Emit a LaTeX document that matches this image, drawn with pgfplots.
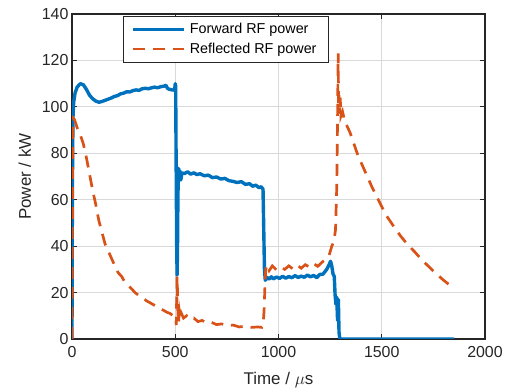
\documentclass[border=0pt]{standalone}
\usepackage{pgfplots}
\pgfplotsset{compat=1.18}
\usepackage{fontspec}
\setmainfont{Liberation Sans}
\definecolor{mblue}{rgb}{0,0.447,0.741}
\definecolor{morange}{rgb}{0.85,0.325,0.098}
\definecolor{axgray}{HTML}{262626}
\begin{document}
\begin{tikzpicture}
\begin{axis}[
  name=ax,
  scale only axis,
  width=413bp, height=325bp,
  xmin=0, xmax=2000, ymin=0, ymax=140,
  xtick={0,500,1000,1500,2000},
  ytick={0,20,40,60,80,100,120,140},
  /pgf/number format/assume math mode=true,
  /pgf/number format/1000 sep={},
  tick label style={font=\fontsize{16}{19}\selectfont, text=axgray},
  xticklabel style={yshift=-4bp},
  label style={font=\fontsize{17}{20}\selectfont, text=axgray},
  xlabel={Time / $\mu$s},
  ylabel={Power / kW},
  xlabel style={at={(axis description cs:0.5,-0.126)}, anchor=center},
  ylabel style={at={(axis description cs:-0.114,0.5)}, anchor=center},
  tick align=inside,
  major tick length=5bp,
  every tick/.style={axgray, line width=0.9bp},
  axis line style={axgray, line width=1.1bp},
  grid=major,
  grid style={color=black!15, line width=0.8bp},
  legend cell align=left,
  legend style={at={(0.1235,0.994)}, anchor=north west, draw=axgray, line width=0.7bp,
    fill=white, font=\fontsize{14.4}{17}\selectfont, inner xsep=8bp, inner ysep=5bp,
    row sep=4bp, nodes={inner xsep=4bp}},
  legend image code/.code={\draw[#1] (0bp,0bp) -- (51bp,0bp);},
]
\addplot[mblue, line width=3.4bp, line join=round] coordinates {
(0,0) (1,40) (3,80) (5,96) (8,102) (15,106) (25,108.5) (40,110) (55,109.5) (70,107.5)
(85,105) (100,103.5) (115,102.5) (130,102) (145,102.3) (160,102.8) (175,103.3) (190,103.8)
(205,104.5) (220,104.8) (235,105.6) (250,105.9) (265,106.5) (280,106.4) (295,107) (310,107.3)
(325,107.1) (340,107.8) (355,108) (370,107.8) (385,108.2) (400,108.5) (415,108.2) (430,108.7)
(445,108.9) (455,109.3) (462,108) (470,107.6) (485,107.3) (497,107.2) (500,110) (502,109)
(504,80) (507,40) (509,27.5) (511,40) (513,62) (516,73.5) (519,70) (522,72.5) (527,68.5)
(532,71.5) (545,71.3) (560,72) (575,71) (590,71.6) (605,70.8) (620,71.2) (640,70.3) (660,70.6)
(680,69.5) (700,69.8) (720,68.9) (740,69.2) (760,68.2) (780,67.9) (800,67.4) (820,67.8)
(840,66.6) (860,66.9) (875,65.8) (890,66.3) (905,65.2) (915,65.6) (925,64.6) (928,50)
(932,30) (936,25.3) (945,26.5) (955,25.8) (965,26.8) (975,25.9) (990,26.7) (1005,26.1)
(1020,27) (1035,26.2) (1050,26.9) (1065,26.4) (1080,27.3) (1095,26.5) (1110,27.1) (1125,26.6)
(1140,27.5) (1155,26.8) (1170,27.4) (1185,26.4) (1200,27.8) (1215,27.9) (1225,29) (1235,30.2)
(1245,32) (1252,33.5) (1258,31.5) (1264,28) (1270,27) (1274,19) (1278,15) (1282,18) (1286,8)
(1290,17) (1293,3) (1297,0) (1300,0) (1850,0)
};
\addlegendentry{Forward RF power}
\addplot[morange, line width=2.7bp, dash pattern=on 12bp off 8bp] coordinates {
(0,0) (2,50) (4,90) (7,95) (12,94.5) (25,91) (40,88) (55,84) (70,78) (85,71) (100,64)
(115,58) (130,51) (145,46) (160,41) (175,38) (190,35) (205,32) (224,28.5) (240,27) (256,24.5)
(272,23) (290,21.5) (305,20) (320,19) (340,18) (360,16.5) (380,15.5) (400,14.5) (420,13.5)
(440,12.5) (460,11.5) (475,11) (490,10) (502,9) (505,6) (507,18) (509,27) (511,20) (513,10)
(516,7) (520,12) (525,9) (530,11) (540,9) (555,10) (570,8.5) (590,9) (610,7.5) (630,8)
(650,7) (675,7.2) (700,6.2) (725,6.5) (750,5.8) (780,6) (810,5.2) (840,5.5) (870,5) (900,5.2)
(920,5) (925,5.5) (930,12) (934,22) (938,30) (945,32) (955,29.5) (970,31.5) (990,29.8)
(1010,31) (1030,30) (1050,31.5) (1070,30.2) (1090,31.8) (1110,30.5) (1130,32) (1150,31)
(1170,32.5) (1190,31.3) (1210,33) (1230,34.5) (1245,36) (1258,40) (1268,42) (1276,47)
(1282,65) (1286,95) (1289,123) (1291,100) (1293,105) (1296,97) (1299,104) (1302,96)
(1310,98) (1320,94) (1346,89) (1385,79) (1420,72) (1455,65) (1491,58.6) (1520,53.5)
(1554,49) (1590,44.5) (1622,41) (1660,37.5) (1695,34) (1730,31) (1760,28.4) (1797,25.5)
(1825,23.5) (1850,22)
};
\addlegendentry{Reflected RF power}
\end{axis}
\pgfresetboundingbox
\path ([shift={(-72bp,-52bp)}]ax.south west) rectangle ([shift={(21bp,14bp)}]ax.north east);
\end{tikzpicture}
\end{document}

--------

▸ Instructions for the task
Copy out each line of the data where the string "image" appears.

▸ Full response
Emit a LaTeX document that matches this image, drawn with pgfplots.
  legend image code/.code={\draw[#1] (0bp,0bp) -- (51bp,0bp);},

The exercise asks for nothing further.